This Shabbat we remember Yom HaShoah – Holocaust Memorial Day.
When I was a child we used to go up to London to lay a wreath at the Holocaust Memorial in Hyde Park. The synagogue put on a special bus on a Sunday morning and all the Cheder kids were invited to attend and travelled up to town together.
I was 11 or 12 before my mother let me attend. It wasn’t that she hid the facts of the Shoah from me and my sister, I think we knew from quite a young age that the Holocaust had happened, even if the enormity of the six million victims was something we could not comprehend. Actually, now I realise as an adult that it’s still something very hard for any of us to understand.
My synagogue is in an affluent suburb of London, and still seems to me like a very normal British environment. There was a mix of rich and poor but on the whole people seemed quite comfortable, mostly owning their own homes. The Jewish community all the more so. And yet I knew very young that some of them spoke English with an accent, that some of the nice old ladies who used to give me a sweet or rub my head affectionately, had come from other places, a long time ago. But it was all very normal. Only one night there was a special evening for Kindertransport, and I was allowed to stay up late to attend it. I must have been 8 or 9. And I remember to this day that it was the first time I saw adults crying in public. Maybe it was Muli or Margot, Gretel or Gertrude, I remember the ladies but forget whose story it was – women from Vienna, from Germany, from Hungary, who had left behind their earlier lives and escaped the Nazis. They had been the lucky ones, coming to England and settling in comfortable suburbia.
Here in Singapore seems one more step removed from the Holocaust. For my generation, we lived with Holocaust survivors – they were our elders, perhaps sometimes our grandparents, but rarely our parents. As a third generation we listened to their stories with interest, our curiosity piqued, but not in the same way as our parents or the second generation, who inherited the traumas and the shadows directly from survivors themselves.
But what about our children – the fourth generation. Passover just passed – and in the story of the four sons, a generational interpretation can be used to examine this very question. The wise son as the first generation – present, knowing how things were. The wicked son as the second generation – rejecting and rebelling, but in direct combat with those present, engaged in filial tussle. The simple son as the third generation – still able to engage and ask “what was that?”, still present. But as for the fourth generation…the link starts to disappear…the questions are unable to be asked…and there is no fifth child.

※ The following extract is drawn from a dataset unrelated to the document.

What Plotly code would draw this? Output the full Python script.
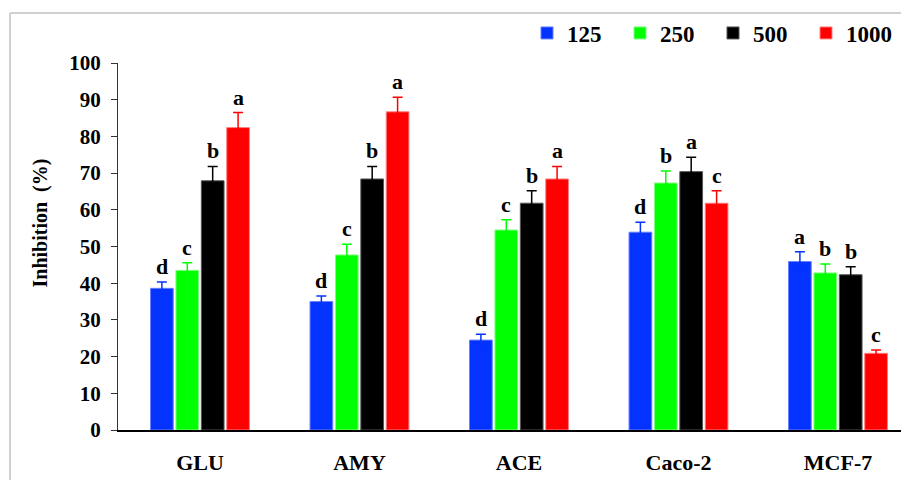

In Singapore too we seem far geographically from the shadow of the Shoah. Or at least we think we are. Jews were rounded up and incarcerated under the Japanese occupation here too, even if they were not slaughtered and taken to the camps. Similarly we know the story of the Shanghai ghetto and the remarkable fortune that more than 20000 Jews enjoyed to escape Europe for Asia and obtain their laissez passer – the documents that would gain them their freedom.
Politically too we seem far from the Holocaust here. The Government enshrines the importance of religious harmony and clamps down on any intolerance and persecution. Singapore enjoys close ties with Israel, and many citizens here speak warmly of the support the latter gave to this country in the early days of its independence, and ever since. Certainly we are not living in France – rocked again by yet another anti-Semitic murder in the past month – or Hungary – who on Sunday again re-elected a Prime Minister who has not been slow to play on anti-Semitic tropes as he lays out his populist vision for the country.
And yet – while the Holocaust seems a world away from us – in time, in geography, in politics – we are not so foolish or so comfortable that we can forget what happened. Those who forget history are damned to repeat it. And as Jews we have a long history to look back on, a long history to come to terms with, as we seek to understand where we are in the current day.
For sure, today we have a State of Israel, a homeland for Jews worldwide. Whenever a Jew needs to leave their country – and they do need to, we see this in Venezuela and Turkey today, just as we have seen it in many other countries in the world in the past – at last they have somewhere to go. This helps us believe that there will not be another Jewish holocaust, and for some people, they support Israel as a kind of insurance policy against future calamity.